Teachers must feel valued as people first, and second they must feel that what they say matters before they open their mouths. No value; no voice.
If teachers are going to share their voice, they have to know that the school culture values openness. Leaders must model openness in their appreciation of diverse ideas, expertise, and opinions. Teachers must also feel safe being open and honest with their leader and with one another when they are frustrated or have concerns.
This is a big one but gets to the heart of teacher voice. When teachers feel insecure, they will choose to either withdraw or seek support. The culture created by the leader makes that decision for teachers. If a leader creates a culture that doesn’t support teachers when they’re vulnerable, that leader doesn’t support teachers.
Growth can only occur in a culture that values curiosity. All teachers must know that challenging the status quo and asking “what if” and “why is that” questions helps them grow personally grow and helps the culture as a whole.
Once teachers know that their voice is heard, they know that they are valued. Once teachers know that they are valued, they take ownership of not only the learning space that they create for kids. They take responsibility for making the school a better place for all staff and students.

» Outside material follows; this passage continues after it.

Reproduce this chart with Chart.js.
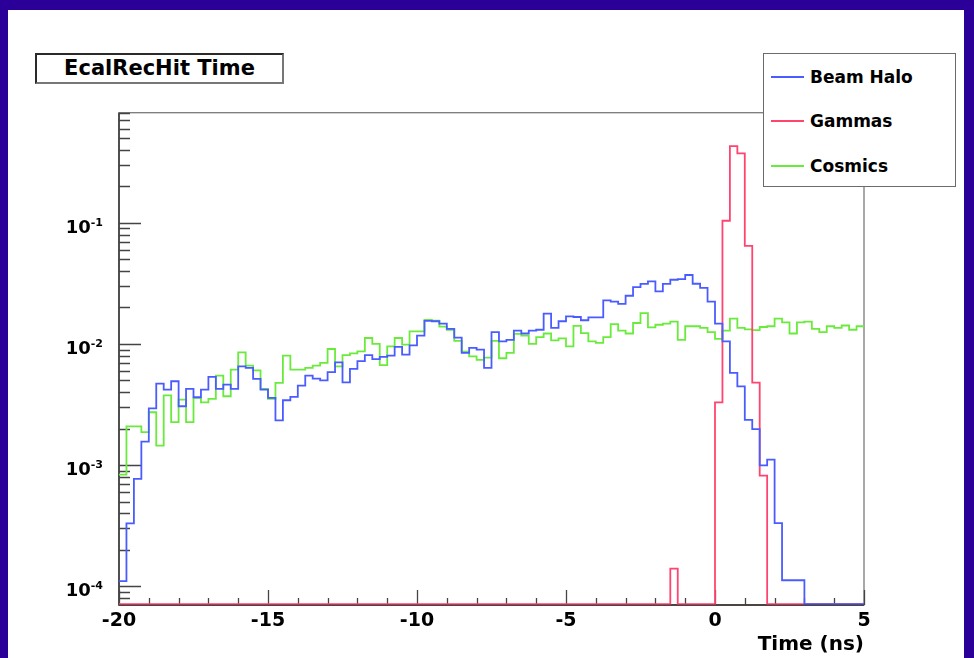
<!DOCTYPE html>
<html>
<head>
<meta charset="utf-8">
<title>EcalRecHit Time</title>
<script src="https://cdn.jsdelivr.net/npm/chart.js@4.4.1/dist/chart.umd.min.js"></script>
<style>
  html, body { margin: 0; padding: 0; width: 974px; height: 658px; overflow: hidden; background: #2b0098; }
  #sheet { position: absolute; left: 8px; top: 10px; width: 956px; height: 648px; background: #fff; }
  #c { position: absolute; left: 0; top: 0; }
  #titlebox {
    position: absolute; left: 35px; top: 53px; width: 249px; height: 31px; box-sizing: border-box;
    border: 2px solid #2a2a2a; border-right-color: #777; border-bottom-color: #777;
    background: #fff; color: #000; text-align: center;
    font: bold 21px "DejaVu Sans", sans-serif; line-height: 27px; white-space: nowrap;
  }
  #legend {
    position: absolute; left: 763px; top: 53px; width: 193px; height: 134px; box-sizing: border-box;
    border: 1.5px solid #6b6b6b; background: #fff;
  }
  #legend .row { position: absolute; left: 0; width: 100%; height: 20px; }
  #legend .swatch { position: absolute; left: 7px; top: 9px; width: 33px; height: 2px; }
  #legend .label {
    position: absolute; left: 46px; top: 0; line-height: 20px; color: #000;
    font: bold 17px "DejaVu Sans", sans-serif; white-space: nowrap;
  }
</style>
</head>
<body>
<div id="sheet"></div>
<canvas id="c" width="974" height="658"></canvas>
<div id="titlebox">EcalRecHit Time</div>
<div id="legend"></div>
<script>
// Histogram binning: 100 bins of 0.25 ns from -20 to 5 ns
const xMin = -20;
const xMax = 5;
const nBins = 100;

// Normalised bin contents (fraction of hits per bin)
const beamHalo = [
  1.10e-4, 3.30e-4, 7.70e-4, 1.56e-3, 2.94e-3, 4.71e-3, 4.20e-3, 4.92e-3, 3.06e-3, 4.25e-3,
  3.63e-3, 4.20e-3, 5.35e-3, 4.25e-3, 4.62e-3, 4.25e-3, 6.53e-3, 6.34e-3, 5.14e-3, 4.20e-3,
  3.59e-3, 2.34e-3, 3.43e-3, 3.66e-3, 4.53e-3, 5.48e-3, 5.18e-3, 5.01e-3, 5.85e-3, 7.05e-3,
  4.82e-3, 6.22e-3, 7.21e-3, 8.09e-3, 7.50e-3, 7.81e-3, 8.01e-3, 9.45e-3, 8.17e-3, 9.73e-3,
  1.17e-2, 1.55e-2, 1.54e-2, 1.47e-2, 1.33e-2, 1.13e-2, 8.43e-3, 9.27e-3, 8.97e-3, 6.34e-3,
  1.25e-2, 1.05e-2, 1.08e-2, 1.29e-2, 1.22e-2, 1.29e-2, 1.31e-2, 1.78e-2, 1.36e-2, 1.54e-2,
  1.69e-2, 1.67e-2, 1.57e-2, 1.66e-2, 1.66e-2, 2.29e-2, 2.24e-2, 2.14e-2, 2.50e-2, 2.95e-2,
  3.13e-2, 3.28e-2, 2.72e-2, 3.13e-2, 3.39e-2, 3.43e-2, 3.71e-2, 3.14e-2, 2.90e-2, 2.24e-2,
  1.47e-2, 1.05e-2, 5.77e-3, 4.47e-3, 2.36e-3, 1.98e-3, 9.93e-4, 1.11e-3, 3.32e-4, 1.12e-4,
  1.12e-4, 1.12e-4, 0, 0, 0, 0, 0, 0, 0, 0
];

const gammas = [
  0, 0, 0, 0, 0, 0, 0, 0, 0, 0,
  0, 0, 0, 0, 0, 0, 0, 0, 0, 0,
  0, 0, 0, 0, 0, 0, 0, 0, 0, 0,
  0, 0, 0, 0, 0, 0, 0, 0, 0, 0,
  0, 0, 0, 0, 0, 0, 0, 0, 0, 0,
  0, 0, 0, 0, 0, 0, 0, 0, 0, 0,
  0, 0, 0, 0, 0, 0, 0, 0, 0, 0,
  0, 0, 0, 0, 1.4e-4, 0, 0, 0, 0, 0,
  3.3e-3, 0.104, 0.43, 0.375, 0.0646, 4.8e-3, 8.2e-4, 0, 0, 0,
  0, 0, 0, 0, 0, 0, 0, 0, 0, 0
];

const cosmics = [
  8.35e-4, 2.09e-3, 2.09e-3, 1.87e-3, 2.73e-3, 1.45e-3, 3.77e-3, 2.26e-3, 3.47e-3, 2.26e-3,
  3.59e-3, 3.30e-3, 3.52e-3, 5.48e-3, 3.70e-3, 6.14e-3, 8.53e-3, 6.62e-3, 6.06e-3, 4.26e-3,
  3.52e-3, 4.77e-3, 8.01e-3, 6.14e-3, 6.14e-3, 6.34e-3, 6.62e-3, 6.97e-3, 9.09e-3, 6.53e-3,
  8.09e-3, 8.36e-3, 8.69e-3, 1.12e-2, 1.00e-2, 6.68e-3, 9.55e-3, 1.12e-2, 9.86e-3, 1.27e-2,
  1.27e-2, 1.58e-2, 1.56e-2, 1.39e-2, 1.31e-2, 1.06e-2, 8.65e-3, 7.91e-3, 7.38e-3, 7.71e-3,
  1.06e-2, 7.62e-3, 8.43e-3, 1.21e-2, 1.17e-2, 1.00e-2, 1.14e-2, 1.22e-2, 1.07e-2, 1.11e-2,
  9.55e-3, 1.41e-2, 1.23e-2, 1.05e-2, 1.02e-2, 1.14e-2, 1.46e-2, 1.29e-2, 1.22e-2, 1.49e-2,
  1.80e-2, 1.37e-2, 1.44e-2, 1.47e-2, 1.53e-2, 1.08e-2, 1.40e-2, 1.40e-2, 1.36e-2, 1.25e-2,
  1.10e-2, 1.29e-2, 1.62e-2, 1.36e-2, 1.32e-2, 1.30e-2, 1.38e-2, 1.40e-2, 1.62e-2, 1.51e-2,
  1.22e-2, 1.51e-2, 1.53e-2, 1.33e-2, 1.25e-2, 1.40e-2, 1.36e-2, 1.42e-2, 1.31e-2, 1.40e-2
];

const seriesLabels = ['Beam Halo', 'Gammas', 'Cosmics'];
const seriesColors = ['#4a5cff', '#ff4470', '#6aeb3c'];

// Log axis range and labelled decades
const yMin = 7.1e-5;
const yMax = 0.811;
const yDecades = [-4, -3, -2, -1];

const FONT = '"DejaVu Sans", sans-serif';

// Bin low edges plus the upper edge of the last bin, drawn as a step outline.
// Empty bins sit on the bottom of the frame, as on a log-scale histogram.
function histPoints(values) {
  const w = (xMax - xMin) / nBins;
  const pts = values.map((v, i) => ({ x: xMin + i * w, y: v > 0 ? v : yMin }));
  const last = values[values.length - 1];
  pts.push({ x: xMax, y: last > 0 ? last : yMin });
  return pts;
}

// Frame, inward tick marks and 10^n labels in the style of a ROOT canvas
const frameAxes = {
  id: 'frameAxes',
  beforeDatasetsDraw(chart) {
    const { ctx, chartArea: a, scales: { x, y } } = chart;
    ctx.save();
    ctx.lineCap = 'butt';
    // frame
    ctx.strokeStyle = '#7a7a7a';
    ctx.lineWidth = 1.3;
    ctx.strokeRect(a.left, a.top, a.right - a.left, a.bottom - a.top);
    // axis lines
    ctx.strokeStyle = '#3a3a3a';
    ctx.lineWidth = 1.6;
    ctx.beginPath();
    ctx.moveTo(a.left, a.top); ctx.lineTo(a.left, a.bottom); ctx.lineTo(a.right, a.bottom);
    ctx.stroke();
    // y ticks: decades long, 2..9 short
    ctx.lineWidth = 1.3;
    ctx.strokeStyle = '#444';
    ctx.beginPath();
    for (let d = -6; d <= 1; d++) {
      for (let m = 1; m <= 9; m++) {
        const v = m * Math.pow(10, d);
        if (v < yMin || v > yMax) continue;
        const py = Math.round(y.getPixelForValue(v)) + 0.5;
        const len = m === 1 ? 22 : 11;
        ctx.moveTo(a.left, py); ctx.lineTo(a.left + len, py);
      }
    }
    // x ticks: every 5 ns long, every 1 ns short
    for (let t = xMin; t <= xMax; t++) {
      const px = Math.round(x.getPixelForValue(t)) + 0.5;
      const len = t % 5 === 0 ? 15 : 7;
      ctx.moveTo(px, a.bottom); ctx.lineTo(px, a.bottom - len);
    }
    ctx.stroke();

    // y labels with superscript exponents
    ctx.fillStyle = '#000';
    ctx.textBaseline = 'alphabetic';
    yDecades.forEach(e => {
      const py = y.getPixelForValue(Math.pow(10, e));
      const sup = String(e);
      ctx.font = 'bold 11px ' + FONT;
      const sw = ctx.measureText(sup).width;
      const right = a.left - 16;
      ctx.textAlign = 'left';
      ctx.fillText(sup, right - sw, py + 3);
      ctx.font = 'bold 18px ' + FONT;
      ctx.textAlign = 'right';
      ctx.fillText('10', right - sw, py + 10);
    });
    ctx.restore();
  },
  // the x axis line sits over the empty bins lying on the frame bottom
  afterDatasetsDraw(chart) {
    const { ctx, chartArea: a } = chart;
    ctx.save();
    ctx.strokeStyle = 'rgba(70, 45, 45, 0.55)';
    ctx.lineWidth = 1.6;
    ctx.beginPath();
    ctx.moveTo(a.left, a.bottom); ctx.lineTo(a.right, a.bottom);
    ctx.stroke();
    ctx.restore();
  }
};

const chart = new Chart(document.getElementById('c'), {
  type: 'line',
  data: {
    datasets: [beamHalo, gammas, cosmics].map((vals, i) => ({
      label: seriesLabels[i],
      data: histPoints(vals),
      borderColor: seriesColors[i],
      borderWidth: 1.8,
      pointRadius: 0,
      fill: false,
      stepped: 'before',
      clip: { left: 1, top: 0, right: 1, bottom: 0 }
    }))
  },
  options: {
    responsive: false,
    animation: false,
    events: [],
    layout: { padding: { top: 112.7, right: 110, bottom: 0, left: 0 } },
    plugins: { legend: { display: false }, tooltip: { enabled: false }, title: { display: false } },
    scales: {
      x: {
        type: 'linear', min: xMin, max: xMax,
        grid: { display: false, drawTicks: false },
        border: { display: false },
        ticks: { stepSize: 5, autoSkip: false, maxRotation: 0, padding: 5, color: '#000',
                 font: { family: FONT, size: 19, weight: 'bold' } },
        title: { display: true, text: 'Time (ns)', align: 'end', color: '#000',
                 font: { family: FONT, size: 20, weight: 'bold', lineHeight: 1 },
                 padding: { top: 0, bottom: 3 } },
        afterFit(s) { s.height = 53; }
      },
      y: {
        type: 'logarithmic', min: yMin, max: yMax,
        grid: { display: false, drawTicks: false },
        border: { display: false },
        ticks: { display: false },
        afterFit(s) { s.width = 119; }
      }
    }
  },
  plugins: [frameAxes]
});

// Legend box built from the chart's datasets
const legendEl = document.getElementById('legend');
const rowCenters = [22.5, 67, 112];
chart.data.datasets.forEach((ds, i) => {
  const row = document.createElement('div');
  row.className = 'row';
  row.style.top = (rowCenters[i] - 10) + 'px';
  const sw = document.createElement('span');
  sw.className = 'swatch';
  sw.style.background = ds.borderColor;
  const lb = document.createElement('span');
  lb.className = 'label';
  lb.textContent = ds.label;
  row.appendChild(sw);
  row.appendChild(lb);
  legendEl.appendChild(row);
});
</script>
</body>
</html>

What Song are your Teachers Singing?
So do all of your teachers feel comfortable enough to share their thoughts? Are they afraid to show their shortcomings? Do they feel comfortable enough to step onto the stage and share their voice with the world? The song of school culture is most harmonious when all teachers raise their voices. Teachers can also create a song of deafening silence (see video of John Cage’s 4′ 33″ below) when they feel like the school or the leader or both do not value their voice. If we want to accelerate our efforts to create a culture that saves every kid, then we must make sure that we create the same environment that values every teacher’s voice first.